[Source code of charts]
* * *

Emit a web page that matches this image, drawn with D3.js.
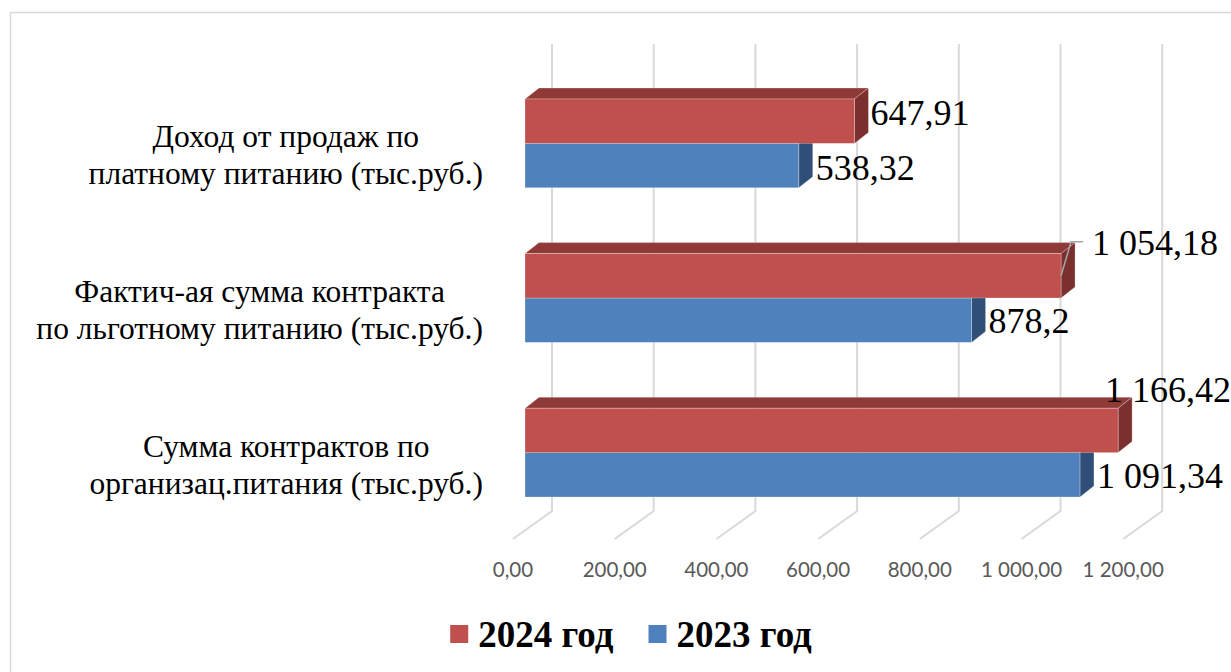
<!DOCTYPE html>
<html>
<head>
<meta charset="utf-8">
<script src="https://cdn.jsdelivr.net/npm/d3@7"></script>
<style>
    html, body { margin: 0; padding: 0; background: white; overflow: hidden; }
</style>
</head>
<body>
<div id="chart"></div>
<script>
// Categories (top to bottom) and series values
const categories = [
    ['Доход от продаж по', 'платному питанию (тыс.руб.)'],
    ['Фактич-ая сумма контракта', 'по льготному питанию (тыс.руб.)'],
    ['Сумма контрактов по', 'организац.питания (тыс.руб.)']
];
const seriesNames = ['2024 год', '2023 год'];
const values2024 = [647.91, 1054.18, 1166.42];
const values2023 = [538.32, 878.2, 1091.34];
const valueLabels2024 = ['647,91', '1 054,18', '1 166,42'];
const valueLabels2023 = ['538,32', '878,2', '1 091,34'];
const tickValues = [0, 200, 400, 600, 800, 1000, 1200];
const tickLabels = ['0,00', '200,00', '400,00', '600,00', '800,00', '1 000,00', '1 200,00'];

const colors = {
    '2024 год': {front: '#c0504d', top: '#903a38', side: '#7b302e'},
    '2023 год': {front: '#4f81bd', top: '#3c6594', side: '#2f4f78'}
};

const width = 1231, height = 672;
// front plane origin of the floor and depth vector of the 3d box
const origin = {x: 513, y: 539};
const depth = {x: 39, y: -28};
const barShift = 12;              // bar front face offset from the front plane
const barDepth = {x: 14, y: -11}; // visible thickness of the bars

const svg = d3.select('#chart').append('svg')
    .attr('width', width)
    .attr('height', height);

// chart frame
svg.append('rect')
    .attr('x', 10.5).attr('y', 12.5)
    .attr('width', 1240).attr('height', 700)
    .attr('fill', 'white')
    .attr('stroke', '#d9d9d9')
    .attr('stroke-width', 1.5);

const xScale = d3.scaleLinear().domain([0, 1200]).range([0, 610.2]);
const yScale = d3.scaleBand()
    .domain(d3.range(categories.length))
    .range([99, 497])
    .paddingInner(0.426)
    .paddingOuter(0);
const ySeries = d3.scaleBand().domain(seriesNames).range([0, yScale.bandwidth()]);

// back wall gridlines + floor lines
const grid = svg.append('g').attr('class', 'grid');
tickValues.forEach(v => {
    const xb = origin.x + depth.x + xScale(v);
    const xf = origin.x + xScale(v);
    grid.append('path')
        .attr('d', `M${xb},44 L${xb},${origin.y + depth.y} L${xf},${origin.y}`)
        .attr('fill', 'none')
        .attr('stroke', '#d9d9d9')
        .attr('stroke-width', 2);
});

// axis tick labels
svg.append('g').selectAll('text')
    .data(tickValues)
    .join('text')
    .attr('x', (d) => origin.x + xScale(d))
    .attr('y', 577)
    .attr('text-anchor', 'middle')
    .style('font-family', 'Lato, "Liberation Sans", sans-serif')
    .style('font-size', '20.5px')
    .style('fill', '#595959')
    .text((d, i) => tickLabels[i]);

// bars: 2023 first so the 2024 bars cover their top faces
const x0 = origin.x + barShift;
const bars = [];
categories.forEach((c, i) => {
    bars.push({cat: i, series: '2023 год', value: values2023[i], label: valueLabels2023[i]});
});
categories.forEach((c, i) => {
    bars.push({cat: i, series: '2024 год', value: values2024[i], label: valueLabels2024[i]});
});

const barG = svg.append('g');
bars.forEach(b => {
    const y = yScale(b.cat) + ySeries(b.series);
    const h = ySeries.bandwidth();
    const xe = x0 + xScale(b.value);
    const dx = barDepth.x, dy = barDepth.y;
    const col = colors[b.series];
    barG.append('path')
        .attr('d', `M${x0},${y} L${x0 + dx},${y + dy} L${xe + dx},${y + dy} L${xe},${y} Z`)
        .attr('fill', col.top)
        .attr('stroke', 'rgba(255,255,255,0.35)')
        .attr('stroke-width', 0.75);
    barG.append('path')
        .attr('d', `M${xe},${y} L${xe + dx},${y + dy} L${xe + dx},${y + h + dy} L${xe},${y + h} Z`)
        .attr('fill', col.side)
        .attr('stroke', 'rgba(255,255,255,0.35)')
        .attr('stroke-width', 0.75);
    barG.append('rect')
        .attr('x', x0).attr('y', y)
        .attr('width', xe - x0).attr('height', h)
        .attr('fill', col.front)
        .attr('stroke', 'rgba(255,255,255,0.35)')
        .attr('stroke-width', 0.75);
});

// value labels (some were dragged in the original)
const labelNudge = {
    '2024 год|0': {dx: -1, dy: 4},
    '2024 год|1': {dx: 14, dy: -21, leader: true},
    '2024 год|2': {dx: -30, dy: -28},
    '2023 год|0': {dx: 0, dy: 14},
    '2023 год|1': {dx: 0, dy: 13},
    '2023 год|2': {dx: 0, dy: 13}
};
const labelG = svg.append('g');
bars.forEach(b => {
    const y = yScale(b.cat) + ySeries(b.series);
    const cy = y + ySeries.bandwidth() / 2;
    const xe = x0 + xScale(b.value);
    const n = labelNudge[b.series + '|' + b.cat];
    const lx = xe + barDepth.x + 3 + n.dx;
    if (n.leader) {
        labelG.append('path')
            .attr('d', `M${xe},${cy} L${xe + 10},${cy - 34} L${xe + 22},${cy - 34}`)
            .attr('fill', 'none')
            .attr('stroke', '#a6a6a6')
            .attr('stroke-width', 1.5);
    }
    labelG.append('text')
        .attr('x', lx)
        .attr('y', cy + n.dy)
        .style('font-family', '"Liberation Serif", "Times New Roman", serif')
        .style('font-size', '36px')
        .style('fill', 'black')
        .text(b.label);
});

// category labels, two centered lines right-aligned as a block
const catG = svg.append('g');
categories.forEach((lines, i) => {
    const cy = yScale(i) + yScale.bandwidth() / 2;
    const texts = lines.map((line, k) => catG.append('text')
        .attr('y', cy + 4 + k * 37)
        .attr('text-anchor', 'middle')
        .style('font-family', '"Liberation Serif", "Times New Roman", serif')
        .style('font-size', '31.5px')
        .style('fill', 'black')
        .text(line));
    const maxW = d3.max(texts, t => t.node().getComputedTextLength());
    texts.forEach(t => t.attr('x', 483 - maxW / 2));
});

// legend
const legend = svg.append('g');
let lx = 0;
seriesNames.forEach(s => {
    legend.append('rect')
        .attr('x', lx).attr('y', -22)
        .attr('width', 18).attr('height', 18)
        .attr('fill', colors[s].front);
    const t = legend.append('text')
        .attr('x', lx + 28).attr('y', 0)
        .style('font-family', '"Liberation Serif", "Times New Roman", serif')
        .style('font-size', '37px')
        .style('font-weight', 'bold')
        .text(s);
    lx += 28 + t.node().getComputedTextLength() + 35;
});
lx -= 35;
legend.attr('transform', `translate(${631 - lx / 2},647)`);
</script>
</body>
</html>
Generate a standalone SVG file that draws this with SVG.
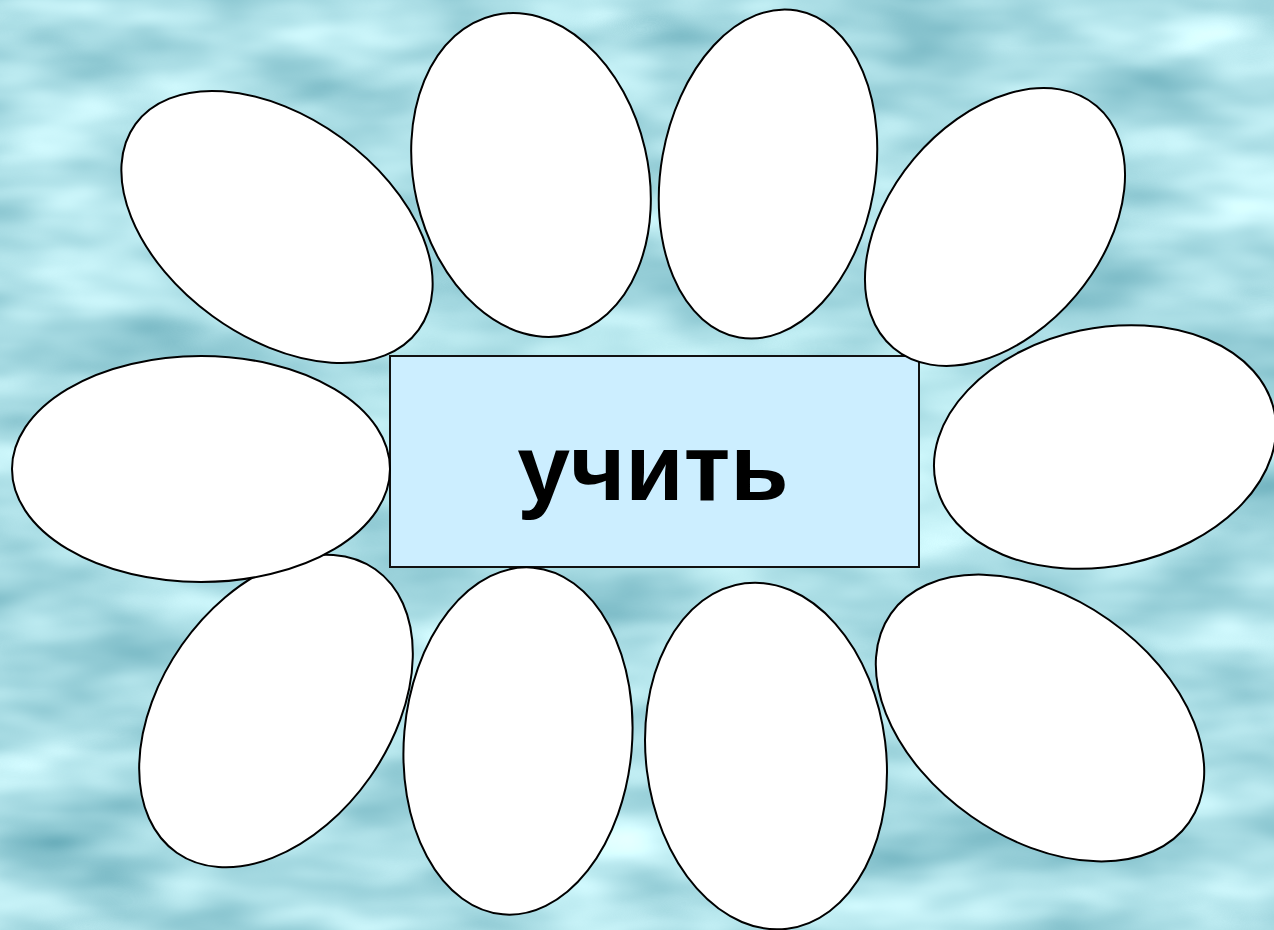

* * *

[WHAT IS NEEDED] Each record above is to be restated exactly, with its pictures removed from the copy.

[PROBLEM SOLUTION]
Emit a web page that matches this image, drawn with D3.js.
<!DOCTYPE html>
<html>
<head>
<meta charset="utf-8">
<script src="https://cdn.jsdelivr.net/npm/d3@7"></script>
<style>
    html, body { margin: 0; padding: 0; background: white; overflow: hidden; }
</style>
</head>
<body>
<div id="chart"></div>
<script>
// Categories (top to bottom) and series values
const categories = [
    ['Доход от продаж по', 'платному питанию (тыс.руб.)'],
    ['Фактич-ая сумма контракта', 'по льготному питанию (тыс.руб.)'],
    ['Сумма контрактов по', 'организац.питания (тыс.руб.)']
];
const seriesNames = ['2024 год', '2023 год'];
const values2024 = [647.91, 1054.18, 1166.42];
const values2023 = [538.32, 878.2, 1091.34];
const valueLabels2024 = ['647,91', '1 054,18', '1 166,42'];
const valueLabels2023 = ['538,32', '878,2', '1 091,34'];
const tickValues = [0, 200, 400, 600, 800, 1000, 1200];
const tickLabels = ['0,00', '200,00', '400,00', '600,00', '800,00', '1 000,00', '1 200,00'];

const colors = {
    '2024 год': {front: '#c0504d', top: '#903a38', side: '#7b302e'},
    '2023 год': {front: '#4f81bd', top: '#3c6594', side: '#2f4f78'}
};

const width = 1231, height = 672;
// front plane origin of the floor and depth vector of the 3d box
const origin = {x: 513, y: 539};
const depth = {x: 39, y: -28};
const barShift = 12;              // bar front face offset from the front plane
const barDepth = {x: 14, y: -11}; // visible thickness of the bars

const svg = d3.select('#chart').append('svg')
    .attr('width', width)
    .attr('height', height);

// chart frame
svg.append('rect')
    .attr('x', 10.5).attr('y', 12.5)
    .attr('width', 1240).attr('height', 700)
    .attr('fill', 'white')
    .attr('stroke', '#d9d9d9')
    .attr('stroke-width', 1.5);

const xScale = d3.scaleLinear().domain([0, 1200]).range([0, 610.2]);
const yScale = d3.scaleBand()
    .domain(d3.range(categories.length))
    .range([99, 497])
    .paddingInner(0.426)
    .paddingOuter(0);
const ySeries = d3.scaleBand().domain(seriesNames).range([0, yScale.bandwidth()]);

// back wall gridlines + floor lines
const grid = svg.append('g').attr('class', 'grid');
tickValues.forEach(v => {
    const xb = origin.x + depth.x + xScale(v);
    const xf = origin.x + xScale(v);
    grid.append('path')
        .attr('d', `M${xb},44 L${xb},${origin.y + depth.y} L${xf},${origin.y}`)
        .attr('fill', 'none')
        .attr('stroke', '#d9d9d9')
        .attr('stroke-width', 2);
});

// axis tick labels
svg.append('g').selectAll('text')
    .data(tickValues)
    .join('text')
    .attr('x', (d) => origin.x + xScale(d))
    .attr('y', 577)
    .attr('text-anchor', 'middle')
    .style('font-family', 'Lato, "Liberation Sans", sans-serif')
    .style('font-size', '20.5px')
    .style('fill', '#595959')
    .text((d, i) => tickLabels[i]);

// bars: 2023 first so the 2024 bars cover their top faces
const x0 = origin.x + barShift;
const bars = [];
categories.forEach((c, i) => {
    bars.push({cat: i, series: '2023 год', value: values2023[i], label: valueLabels2023[i]});
});
categories.forEach((c, i) => {
    bars.push({cat: i, series: '2024 год', value: values2024[i], label: valueLabels2024[i]});
});

const barG = svg.append('g');
bars.forEach(b => {
    const y = yScale(b.cat) + ySeries(b.series);
    const h = ySeries.bandwidth();
    const xe = x0 + xScale(b.value);
    const dx = barDepth.x, dy = barDepth.y;
    const col = colors[b.series];
    barG.append('path')
        .attr('d', `M${x0},${y} L${x0 + dx},${y + dy} L${xe + dx},${y + dy} L${xe},${y} Z`)
        .attr('fill', col.top)
        .attr('stroke', 'rgba(255,255,255,0.35)')
        .attr('stroke-width', 0.75);
    barG.append('path')
        .attr('d', `M${xe},${y} L${xe + dx},${y + dy} L${xe + dx},${y + h + dy} L${xe},${y + h} Z`)
        .attr('fill', col.side)
        .attr('stroke', 'rgba(255,255,255,0.35)')
        .attr('stroke-width', 0.75);
    barG.append('rect')
        .attr('x', x0).attr('y', y)
        .attr('width', xe - x0).attr('height', h)
        .attr('fill', col.front)
        .attr('stroke', 'rgba(255,255,255,0.35)')
        .attr('stroke-width', 0.75);
});

// value labels (some were dragged in the original)
const labelNudge = {
    '2024 год|0': {dx: -1, dy: 4},
    '2024 год|1': {dx: 14, dy: -21, leader: true},
    '2024 год|2': {dx: -30, dy: -28},
    '2023 год|0': {dx: 0, dy: 14},
    '2023 год|1': {dx: 0, dy: 13},
    '2023 год|2': {dx: 0, dy: 13}
};
const labelG = svg.append('g');
bars.forEach(b => {
    const y = yScale(b.cat) + ySeries(b.series);
    const cy = y + ySeries.bandwidth() / 2;
    const xe = x0 + xScale(b.value);
    const n = labelNudge[b.series + '|' + b.cat];
    const lx = xe + barDepth.x + 3 + n.dx;
    if (n.leader) {
        labelG.append('path')
            .attr('d', `M${xe},${cy} L${xe + 10},${cy - 34} L${xe + 22},${cy - 34}`)
            .attr('fill', 'none')
            .attr('stroke', '#a6a6a6')
            .attr('stroke-width', 1.5);
    }
    labelG.append('text')
        .attr('x', lx)
        .attr('y', cy + n.dy)
        .style('font-family', '"Liberation Serif", "Times New Roman", serif')
        .style('font-size', '36px')
        .style('fill', 'black')
        .text(b.label);
});

// category labels, two centered lines right-aligned as a block
const catG = svg.append('g');
categories.forEach((lines, i) => {
    const cy = yScale(i) + yScale.bandwidth() / 2;
    const texts = lines.map((line, k) => catG.append('text')
        .attr('y', cy + 4 + k * 37)
        .attr('text-anchor', 'middle')
        .style('font-family', '"Liberation Serif", "Times New Roman", serif')
        .style('font-size', '31.5px')
        .style('fill', 'black')
        .text(line));
    const maxW = d3.max(texts, t => t.node().getComputedTextLength());
    texts.forEach(t => t.attr('x', 483 - maxW / 2));
});

// legend
const legend = svg.append('g');
let lx = 0;
seriesNames.forEach(s => {
    legend.append('rect')
        .attr('x', lx).attr('y', -22)
        .attr('width', 18).attr('height', 18)
        .attr('fill', colors[s].front);
    const t = legend.append('text')
        .attr('x', lx + 28).attr('y', 0)
        .style('font-family', '"Liberation Serif", "Times New Roman", serif')
        .style('font-size', '37px')
        .style('font-weight', 'bold')
        .text(s);
    lx += 28 + t.node().getComputedTextLength() + 35;
});
lx -= 35;
legend.attr('transform', `translate(${631 - lx / 2},647)`);
</script>
</body>
</html>
Generate a standalone SVG file that draws this with SVG.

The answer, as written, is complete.